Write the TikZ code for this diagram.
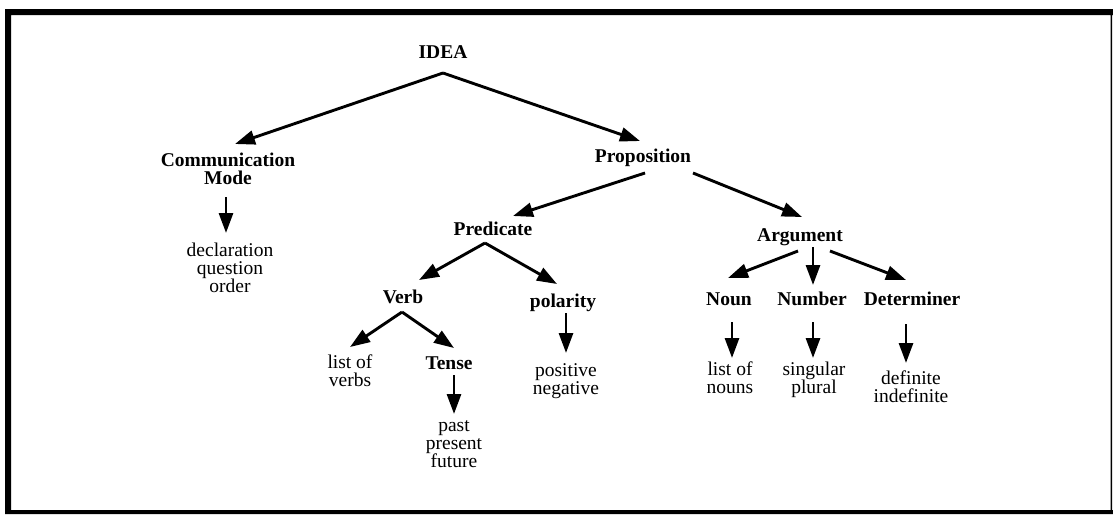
\documentclass[tikz,border=0pt]{standalone}
\usepackage{fontspec}
\setmainfont{Liberation Serif}
\usetikzlibrary{arrows.meta}

\begin{document}
\begin{tikzpicture}[x=1pt,y=-1pt,
        every node/.style={inner sep=0pt,font=\fontsize{19.5}{18}\selectfont},
        head/.style={anchor=base,font=\fontsize{19.5}{18}\selectfont\bfseries},
        leaf/.style={anchor=north,align=center},
        arr/.style={line width=2.9pt,-{Triangle[length=20pt,width=14pt]}}]
                \useasboundingbox (0,0) rectangle (1113,514);
                % frame
                \fill (5,9) rectangle (11,514) (5,9) rectangle (1113,15)
                      (5,510) rectangle (1113,514) (1110.5,9) rectangle (1112,514);
                % nodes
                \node [head,anchor=north,align=center] (cm) at (228,153) {Communication\\Mode};
                \node [head] (idea) at (443,58) {IDEA};
                \node [leaf] (decl) at (230,243) {declaration\\question\\order};
                \node [head] (prop) at (643,162) {Proposition};
                \node [head] (pred) at (493,235) {Predicate};
                \node [head] (arg) at (800,241) {Argument};
                \node [head] (verb) at (403,303) {Verb};
                \node [head] (pol) at (563,307) {polarity};
                \node [leaf] (verbs) at (350,355) {list of\\verbs};
                \node [head] (tense) at (449,369) {Tense};
                \node [leaf] (tenses) at (454,420) {past\\present\\future};
                \node [leaf] (pols) at (566,363) {positive\\negative};
                \node [head] (noun) at (729,305) {Noun};
                \node [head] (num) at (812,305) {Number};
                \node [head] (det) at (912,305) {Determiner};
                \node [leaf] (nouns) at (730,362) {list of\\nouns};
                \node [leaf] (nums) at (814,362) {singular\\plural};
                \node [leaf] (dets) at (911,371) {definite\\indefinite};
                % arrows
                \draw [arr] ([shift={(0,15)}]idea.base) -- ([shift={(7,-9)}]cm.north);
                \draw [arr] ([shift={(0,15)}]idea.base) -- ([shift={(-3,-21)}]prop.base);
                \draw [arr] ([shift={(-2,44)}]cm.north) -- ([shift={(-4,-10)}]decl.north);
                \draw [arr] ([shift={(2,11)}]prop.base) -- ([shift={(20,-19)}]pred.base);
                \draw [arr] ([shift={(50,11)}]prop.base) -- ([shift={(2,-24)}]arg.base);
                \draw [arr] ([shift={(-8,8)}]pred.base) -- ([shift={(16,-23)}]verb.base);
                \draw [arr] ([shift={(-8,8)}]pred.base) -- ([shift={(-6,-23)}]pol.base);
                \draw [arr] ([shift={(-1,9)}]verb.base) -- ([shift={(0,-8)}]verbs.north);
                \draw [arr] ([shift={(-1,9)}]verb.base) -- ([shift={(5,-21)}]tense.base);
                \draw [arr] ([shift={(3,6)}]pol.base) -- ([shift={(0,-10)}]pols.north);
                \draw [arr] ([shift={(5,6)}]tense.base) -- ([shift={(0,-6)}]tenses.north);
                \draw [arr] ([shift={(-2,10)}]arg.base) -- ([shift={(-1,-27)}]noun.base);
                \draw [arr] ([shift={(13,6)}]arg.base) -- ([shift={(1,-20)}]num.base);
                \draw [arr] ([shift={(30,10)}]arg.base) -- ([shift={(-6,-25)}]det.base);
                \draw [arr] ([shift={(3,17)}]noun.base) -- ([shift={(2,-4)}]nouns.north);
                \draw [arr] ([shift={(1,17)}]num.base) -- ([shift={(-1,-4)}]nums.north);
                \draw [arr] ([shift={(-6,19)}]det.base) -- ([shift={(-5,-8)}]dets.north);
\end{tikzpicture}
\end{document}
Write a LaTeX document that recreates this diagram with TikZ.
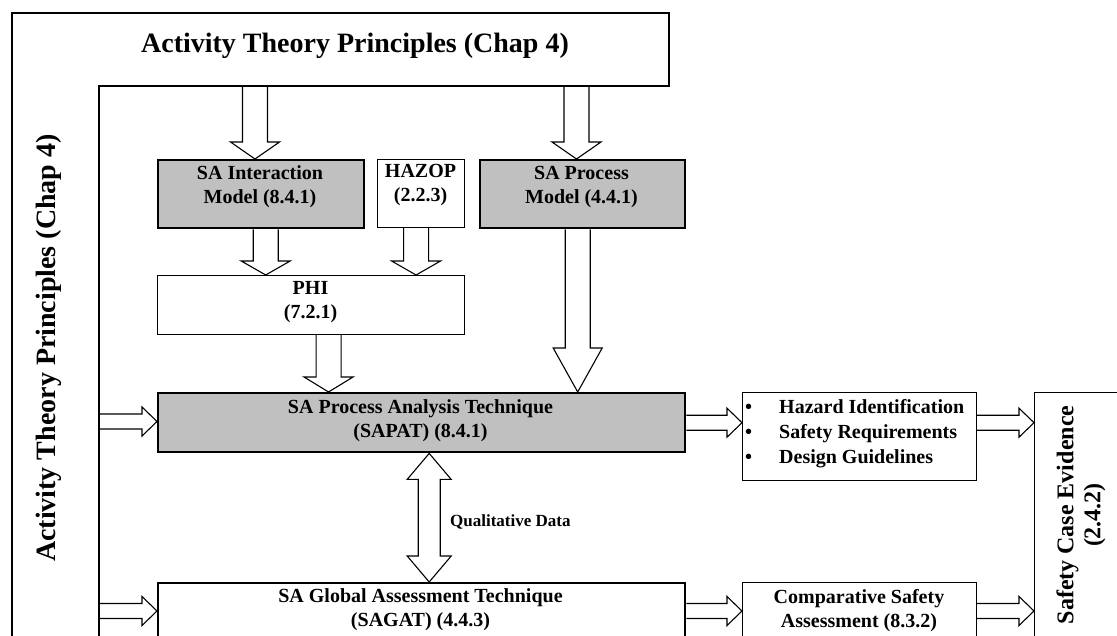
\documentclass[tikz,border=0pt]{standalone}
\usepackage{fontspec}
\setmainfont{Liberation Serif}
\usetikzlibrary{calc}
\definecolor{boxgray}{HTML}{C0C0C0}
% vertical block arrow: start point, end point (tip), head length
\newcommand{\VArrow}[3]{\draw[blockarrow] let \p1=(#1), \p2=(#2) in
  (\x1-12.5pt,\y1) -- (\x1-12.5pt,\y2+#3) -- (\x1-24.5pt,\y2+#3) -- (\x1,\y2)
  -- (\x1+24.5pt,\y2+#3) -- (\x1+12.5pt,\y2+#3) -- (\x1+12.5pt,\y1);}
% horizontal block arrow: start point, end point (tip x), head length
\newcommand{\HArrow}[3]{\draw[blockarrow] let \p1=(#1), \p2=(#2) in
  (\x1,\y1+7.5pt) -- (\x2-#3,\y1+7.5pt) -- (\x2-#3,\y1+14.5pt) -- (\x2,\y1)
  -- (\x2-#3,\y1-14.5pt) -- (\x2-#3,\y1-7.5pt) -- (\x1,\y1-7.5pt);}
% double vertical block arrow
\newcommand{\DArrow}[2]{\draw[blockarrow] let \p1=(#1), \p2=(#2) in
  (\x1,\y1) -- (\x1+22pt,\y1-26pt) -- (\x1+11pt,\y1-26pt) -- (\x1+11pt,\y2+26pt)
  -- (\x1+22pt,\y2+26pt) -- (\x1,\y2) -- (\x1-22pt,\y2+26pt) -- (\x1-11pt,\y2+26pt)
  -- (\x1-11pt,\y1-26pt) -- (\x1-22pt,\y1-26pt) -- cycle;}
\begin{document}
\begin{tikzpicture}[x=1pt,y=-1pt,
  box/.style={draw, line width=1.1pt, inner sep=0pt, anchor=north west, fill=white},
  gbox/.style={box, fill=boxgray, line width=2.4pt},
  txt/.style={font=\fontsize{20}{24}\selectfont\bfseries, align=center, inner sep=0pt, anchor=north},
  frame/.style={draw, line width=1.1pt},
  blockarrow/.style={draw, line width=1.1pt, line join=miter}]
\useasboundingbox (0,0) rectangle (1117,636);
\clip (0,0) rectangle (1117,636);

% L-shaped frame
\draw[frame] (12,660) -- (12,13) -- (669,13) -- (669,86) -- (99,86) -- (99,660);
\node[font=\fontsize{28}{33}\selectfont\bfseries, anchor=base, inner sep=0pt] (title) at (355,53) {Activity Theory Principles (Chap 4)};
\node[font=\fontsize{28}{33}\selectfont\bfseries, anchor=base, rotate=90, inner sep=0pt] (sidetitle) at (55,348) {Activity Theory Principles (Chap 4)};

% boxes
\node[gbox, minimum width=206pt, minimum height=68pt] (int) at (157,159) {};
\node[box, minimum width=87pt, minimum height=68pt] (haz) at (377,159) {};
\node[gbox, minimum width=205pt, minimum height=68pt] (proc) at (479,159) {};
\node[box, minimum width=307pt, minimum height=59pt] (phi) at (157,275) {};
\node[gbox, minimum width=527pt, minimum height=59pt] (sapat) at (157,392) {};
\node[box, minimum width=234pt, minimum height=88pt] (out) at (742,392) {};
\node[box, minimum width=120pt, minimum height=300pt] (safe) at (1034,392) {};
\node[box, line width=2.4pt, minimum width=527pt, minimum height=118pt] (sagat) at (157,582) {};
\node[box, minimum width=234pt, minimum height=118pt] (comp) at (742,582) {};

% texts
\node[txt] (intT) at (260,165.5) {SA Interaction\\Model (8.4.1)};
\node[txt] (hazT) at (420.5,164.5) {HAZOP\\(2.2.3)};
\node[txt] (procT) at (581.5,166.5) {SA Process\\Model (4.4.1)};
\node[txt] (phiT) at (310.5,281.5) {PHI\\(7.2.1)};
\node[txt] (sapatT) at (420.5,399.5) {SA Process Analysis Technique\\(SAPAT) (8.4.1)};
\node[txt] (sagatT) at (420.5,588.5) {SA Global Assessment Technique\\(SAGAT) (4.4.3)};
\node[txt] (compT) at (859,589.5) {Comparative Safety\\Assessment (8.3.2)};
\node[font=\fontsize{20}{25}\selectfont\bfseries, anchor=north west, inner sep=0pt] (outT) at (745,395.5)
  {\begin{tabular}{@{}l@{\hspace{27pt}}l@{}}\textbullet & Hazard Identification\\ \textbullet & Safety Requirements\\ \textbullet & Design Guidelines\end{tabular}};
\node[font=\fontsize{24}{27}\selectfont\bfseries, align=center, rotate=90, inner sep=0pt] (safeT) at (1081,515) {Safety Case Evidence\\(2.4.2)};
\node[font=\fontsize{17}{20}\selectfont\bfseries, anchor=base west, inner sep=0pt] (qual) at (450,526) {Qualitative Data};

% connector start points
\coordinate (t1) at (255,86);
\coordinate (t2) at (576.5,86);
\coordinate (l1) at (99,421.5);
\coordinate (l2) at (99,611);
\coordinate (dq) at ($(sapat.south)+(7.5,0)$);

% vertical arrows
\VArrow{t1}{int.north}{17pt}
\VArrow{t2}{proc.north}{17pt}
\VArrow{$(int.south)+(4.5,0)$}{phi.north}{14pt}
\VArrow{$(haz.south)+(-5,0)$}{phi.north}{14pt}
\VArrow{$(phi.south)+(17.5,0)$}{sapat.north}{15pt}
\VArrow{$(proc.south)+(-5,0)$}{sapat.north}{44pt}
% horizontal arrows
\HArrow{l1}{sapat.west}{15pt}
\HArrow{l2}{sagat.west}{15pt}
\HArrow{sapat.east}{out.west}{15pt}
\HArrow{out.east |- sapat.east}{safe.west}{15pt}
\HArrow{sagat.east |- l2}{comp.west}{15pt}
\HArrow{comp.east |- l2}{safe.west}{15pt}
% double arrow
\DArrow{dq}{dq |- sagat.north}
\end{tikzpicture}
\end{document}
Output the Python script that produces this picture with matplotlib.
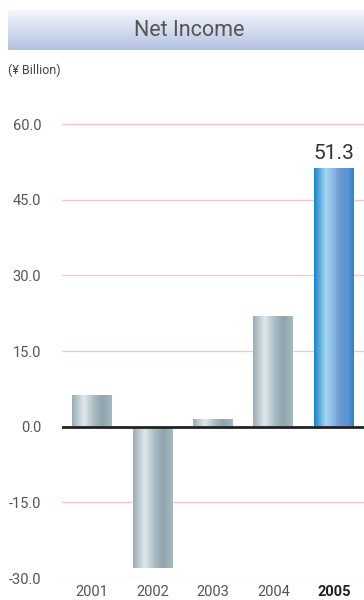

#####

Instructions for the task => Select every line in the material above where the string "diagram" occurs, and copy it.

Task output =>
Write the TikZ code for this diagram.
Write a LaTeX document that recreates this diagram with TikZ.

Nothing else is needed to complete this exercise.